I'm tired really. I will break free one day .  I just need a place to pour my things out, which is here.   If you think of memories more than present now, it means it's over . Xoxo,
Sometimes having too much of control of someone and thinking that's the best for that person ? You're wrong, you're trying to drift that person even further.
You think controlling of one's dressing would actually protect her? Actually no . You think that don't let me go club, I will quit club ? No, it actually makes me want to go even more.  I'm actually getting more and more tired each day .  Tired of loving , tired of explaining , I need a break from this place , this relationship .  Questions kept popping out from my head :

What if we are still friends?
What if we didn't start ?
What will we be ?
Will it be better like this ? 

Being together with you is what I wanted, but I didn't expect there's so much controlling and quarrels .

Yes, you have your good side too . But your bad side overwhelm it .  I won't forget that  thing . Till now I still can't . 


Tuesday 4 December 2012

Tough times doesn't last .

Hi I am back once again, have quitted blog for 2 years and I am back again with a brand new blog.
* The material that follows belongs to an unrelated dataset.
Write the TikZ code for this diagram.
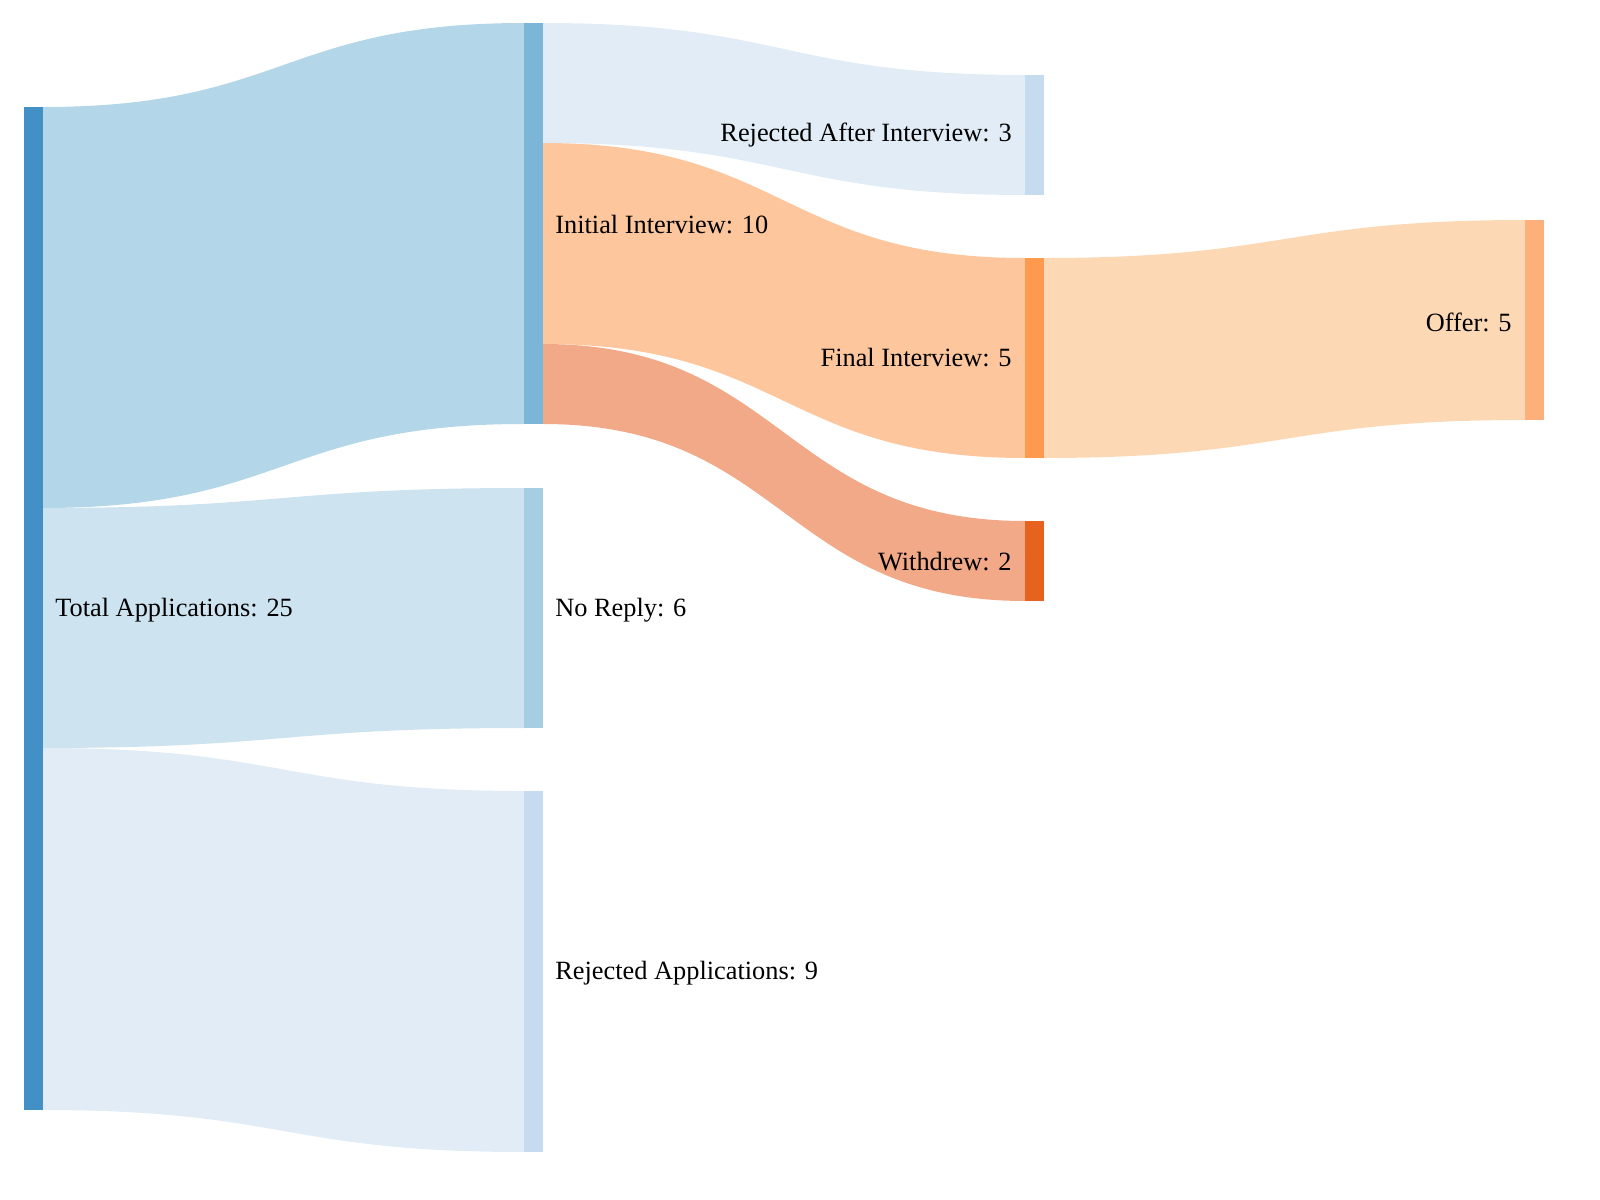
\documentclass[tikz,border=0pt]{standalone}
\usepackage{fontspec}
\setmainfont{Liberation Serif}
\begin{document}
\begin{tikzpicture}[x=0.02cm,y=-0.02cm,
  bar/.style={inner sep=0pt,minimum width=0.38cm,anchor=north west},
  lab/.style={font=\fontsize{15}{18}\selectfont,inner sep=0pt}]
\useasboundingbox (0,0) rectangle (1600,1200);
\definecolor{cT}{HTML}{4390C6}\definecolor{cI}{HTML}{7BB6D9}
\definecolor{cN}{HTML}{A6CEE3}\definecolor{cR}{HTML}{C6DBEF}
\definecolor{cF}{HTML}{FD9A4E}\definecolor{cW}{HTML}{E6621F}
\definecolor{cO}{HTML}{FDB07A}
\definecolor{l1}{HTML}{B3D6E8}\definecolor{l2}{HTML}{CDE3F0}
\definecolor{l3}{HTML}{E1ECF6}\definecolor{l4}{HTML}{FDC69C}
\definecolor{l5}{HTML}{F2A987}\definecolor{l6}{HTML}{FDD8B5}
\newcommand{\lnk}[7]{\fill[#7] (#1,#2) .. controls ({(#1+#4)/2},#2) and ({(#1+#4)/2},#5) .. (#4,#5) -- (#4,#6) .. controls ({(#1+#4)/2},#6) and ({(#1+#4)/2},#3) .. (#1,#3) -- cycle;}
\lnk{43}{107}{508}{524}{23}{424}{l1}
\lnk{43}{508}{748}{524}{488}{728}{l2}
\lnk{43}{748}{1110}{524}{791}{1152}{l3}
\lnk{543}{23}{143}{1025}{75}{195}{l3}
\lnk{543}{143}{344}{1025}{258}{458}{l4}
\lnk{543}{344}{424}{1025}{521}{601}{l5}
\lnk{1044}{258}{458}{1525}{220}{420}{l6}
\node[bar,fill=cT,minimum height=20.06cm] (tot) at (24,107) {};
\node[bar,fill=cI,minimum height=8.02cm] (ini) at (524,23) {};
\node[bar,fill=cN,minimum height=4.8cm] (nor) at (524,488) {};
\node[bar,fill=cR,minimum height=7.22cm] (rja) at (524,791) {};
\node[bar,fill=cR,minimum height=2.4cm] (rai) at (1025,75) {};
\node[bar,fill=cF,minimum height=4cm] (fin) at (1025,258) {};
\node[bar,fill=cW,minimum height=1.6cm] (wit) at (1025,521) {};
\node[bar,fill=cO,minimum height=4cm] (off) at (1525,220) {};
\node[lab,anchor=west] (tl) at (55,610) {Total Applications: 25};
\node[lab,anchor=west] (il) at (555,225) {Initial Interview: 10};
\node[lab,anchor=west] (nl) at (555,610) {No Reply: 6};
\node[lab,anchor=west] (rl) at (555,973) {Rejected Applications: 9};
\node[lab,anchor=east] (al) at (1012,135) {Rejected After Interview: 3};
\node[lab,anchor=east] (fl) at (1012,358) {Final Interview: 5};
\node[lab,anchor=east] (wl) at (1012,562) {Withdrew: 2};
\node[lab,anchor=east] (ol) at (1512,322) {Offer: 5};
\end{tikzpicture}
\end{document}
Why do i create blog again? There is many thoughts that i could not express through my mouth, could not think of a place to vent my anger. I am motivate by a shirt of some random people on street, quite ridiculous though but which makes me start to think... TOUGH TIMES DOESN'T LAST.

Have you ever lost someone?
Have you ever thinks that you are lonely?
Have you ever think of giving up yourself?

Even though you lost someone important in your life, life still goes on no matter what. You may suffer now but it's a short period. Have you ever think of there is still much more people had suffer much more than we guys. It's too foolish to die/sacrified for people who don't love you anymore. We should live much more happier than them as to show that we could still survive without them.

Heartbreaks over heartbreaks, what do I get for almost-gave-you-a-chance? Do you even deserve it? Why this relationships for 2 years plus could ended like this. Do you still remember how we met? Do you remember all those silly things we do? Times flies, we quarrelled, we separated, we cried. Have you forget everything we did? I can't believe just because of J's text you changed, it's just an excuses. This time, i will forget you and lead my life. I think I am still quite lucky to have my brothers around me. Though they gave up on me, I've regret not listening to them. Why i would be so dumb to reply your text on that day and delete what cheetong helped me typed. Was half drunk on that day, speaks all rubbish out. I'm sorry, especially to CT & XZ. What i speak haven't gone through my mind on that day,wasnt thinking of anything but to get back with him.

I'm sorry. And yes, i say i won't use any guys to forget him , i meant it really.